— start of Recorded information —

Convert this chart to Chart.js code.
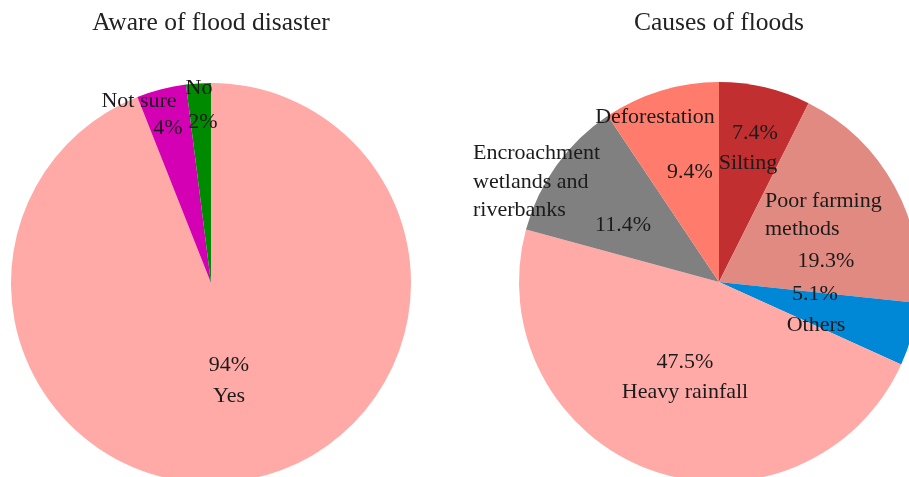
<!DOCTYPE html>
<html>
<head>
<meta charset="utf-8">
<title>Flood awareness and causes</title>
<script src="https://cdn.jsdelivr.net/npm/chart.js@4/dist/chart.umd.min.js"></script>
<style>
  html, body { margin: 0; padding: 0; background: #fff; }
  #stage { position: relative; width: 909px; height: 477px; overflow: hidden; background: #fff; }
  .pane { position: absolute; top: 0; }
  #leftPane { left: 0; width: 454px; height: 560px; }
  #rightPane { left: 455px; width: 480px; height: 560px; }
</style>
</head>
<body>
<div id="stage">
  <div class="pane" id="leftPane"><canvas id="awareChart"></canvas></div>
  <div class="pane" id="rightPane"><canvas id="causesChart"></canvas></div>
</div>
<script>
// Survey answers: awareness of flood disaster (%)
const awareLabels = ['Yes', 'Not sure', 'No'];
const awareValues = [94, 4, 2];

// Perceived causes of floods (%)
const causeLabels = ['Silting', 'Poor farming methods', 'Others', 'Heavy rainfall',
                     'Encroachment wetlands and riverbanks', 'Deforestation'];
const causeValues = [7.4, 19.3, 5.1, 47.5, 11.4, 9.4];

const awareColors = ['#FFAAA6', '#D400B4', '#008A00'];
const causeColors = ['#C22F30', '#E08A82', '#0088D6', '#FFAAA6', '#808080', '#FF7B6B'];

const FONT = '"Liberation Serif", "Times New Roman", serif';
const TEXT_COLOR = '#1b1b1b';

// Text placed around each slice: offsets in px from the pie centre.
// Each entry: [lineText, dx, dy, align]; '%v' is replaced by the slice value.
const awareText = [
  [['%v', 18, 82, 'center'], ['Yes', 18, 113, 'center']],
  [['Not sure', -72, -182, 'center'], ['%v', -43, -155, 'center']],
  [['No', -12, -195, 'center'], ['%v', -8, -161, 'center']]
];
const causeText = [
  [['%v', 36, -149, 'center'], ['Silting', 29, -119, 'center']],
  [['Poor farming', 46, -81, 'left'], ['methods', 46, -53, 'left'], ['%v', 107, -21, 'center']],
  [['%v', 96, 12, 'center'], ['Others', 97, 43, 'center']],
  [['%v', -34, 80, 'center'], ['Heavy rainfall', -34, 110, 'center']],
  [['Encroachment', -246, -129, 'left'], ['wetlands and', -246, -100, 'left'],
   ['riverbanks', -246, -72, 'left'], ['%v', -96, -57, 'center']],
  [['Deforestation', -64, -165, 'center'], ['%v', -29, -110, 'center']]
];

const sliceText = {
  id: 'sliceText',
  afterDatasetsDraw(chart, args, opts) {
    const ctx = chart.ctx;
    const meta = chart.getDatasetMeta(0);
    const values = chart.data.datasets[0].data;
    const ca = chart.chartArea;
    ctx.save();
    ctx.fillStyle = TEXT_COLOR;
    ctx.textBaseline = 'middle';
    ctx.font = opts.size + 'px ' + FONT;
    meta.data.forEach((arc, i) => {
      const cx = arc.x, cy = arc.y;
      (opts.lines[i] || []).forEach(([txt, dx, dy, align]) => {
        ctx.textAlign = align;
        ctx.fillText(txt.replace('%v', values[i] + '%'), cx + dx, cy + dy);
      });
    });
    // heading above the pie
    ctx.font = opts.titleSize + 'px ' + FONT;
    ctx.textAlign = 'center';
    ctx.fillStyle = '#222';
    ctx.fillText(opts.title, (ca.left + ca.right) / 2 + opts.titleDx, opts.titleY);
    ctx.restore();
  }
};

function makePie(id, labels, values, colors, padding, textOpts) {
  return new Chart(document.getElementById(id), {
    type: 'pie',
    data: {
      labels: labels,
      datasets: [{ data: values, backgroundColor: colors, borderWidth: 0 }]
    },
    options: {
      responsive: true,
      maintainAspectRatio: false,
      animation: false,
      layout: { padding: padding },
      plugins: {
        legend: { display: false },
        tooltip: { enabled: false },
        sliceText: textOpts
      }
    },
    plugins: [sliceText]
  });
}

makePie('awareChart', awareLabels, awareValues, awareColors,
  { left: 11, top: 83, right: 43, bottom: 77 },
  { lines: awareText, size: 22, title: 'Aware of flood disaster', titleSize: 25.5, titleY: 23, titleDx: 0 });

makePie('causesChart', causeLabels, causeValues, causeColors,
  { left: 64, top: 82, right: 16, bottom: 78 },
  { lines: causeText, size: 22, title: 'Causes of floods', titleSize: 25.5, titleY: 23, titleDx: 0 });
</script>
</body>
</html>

— end of Recorded information —

* _Stated problem_: Extract the lines exactly, please: the first line of the listing, the line with "const TEXT_COLOR = '#1b1b1b';", and every line between them, but no pictures.

* _Task solution_:
Convert this chart to Chart.js code.
<!DOCTYPE html>
<html>
<head>
<meta charset="utf-8">
<title>Flood awareness and causes</title>
<script src="https://cdn.jsdelivr.net/npm/chart.js@4/dist/chart.umd.min.js"></script>
<style>
  html, body { margin: 0; padding: 0; background: #fff; }
  #stage { position: relative; width: 909px; height: 477px; overflow: hidden; background: #fff; }
  .pane { position: absolute; top: 0; }
  #leftPane { left: 0; width: 454px; height: 560px; }
  #rightPane { left: 455px; width: 480px; height: 560px; }
</style>
</head>
<body>
<div id="stage">
  <div class="pane" id="leftPane"><canvas id="awareChart"></canvas></div>
  <div class="pane" id="rightPane"><canvas id="causesChart"></canvas></div>
</div>
<script>
// Survey answers: awareness of flood disaster (%)
const awareLabels = ['Yes', 'Not sure', 'No'];
const awareValues = [94, 4, 2];

// Perceived causes of floods (%)
const causeLabels = ['Silting', 'Poor farming methods', 'Others', 'Heavy rainfall',
                     'Encroachment wetlands and riverbanks', 'Deforestation'];
const causeValues = [7.4, 19.3, 5.1, 47.5, 11.4, 9.4];

const awareColors = ['#FFAAA6', '#D400B4', '#008A00'];
const causeColors = ['#C22F30', '#E08A82', '#0088D6', '#FFAAA6', '#808080', '#FF7B6B'];

const FONT = '"Liberation Serif", "Times New Roman", serif';
const TEXT_COLOR = '#1b1b1b';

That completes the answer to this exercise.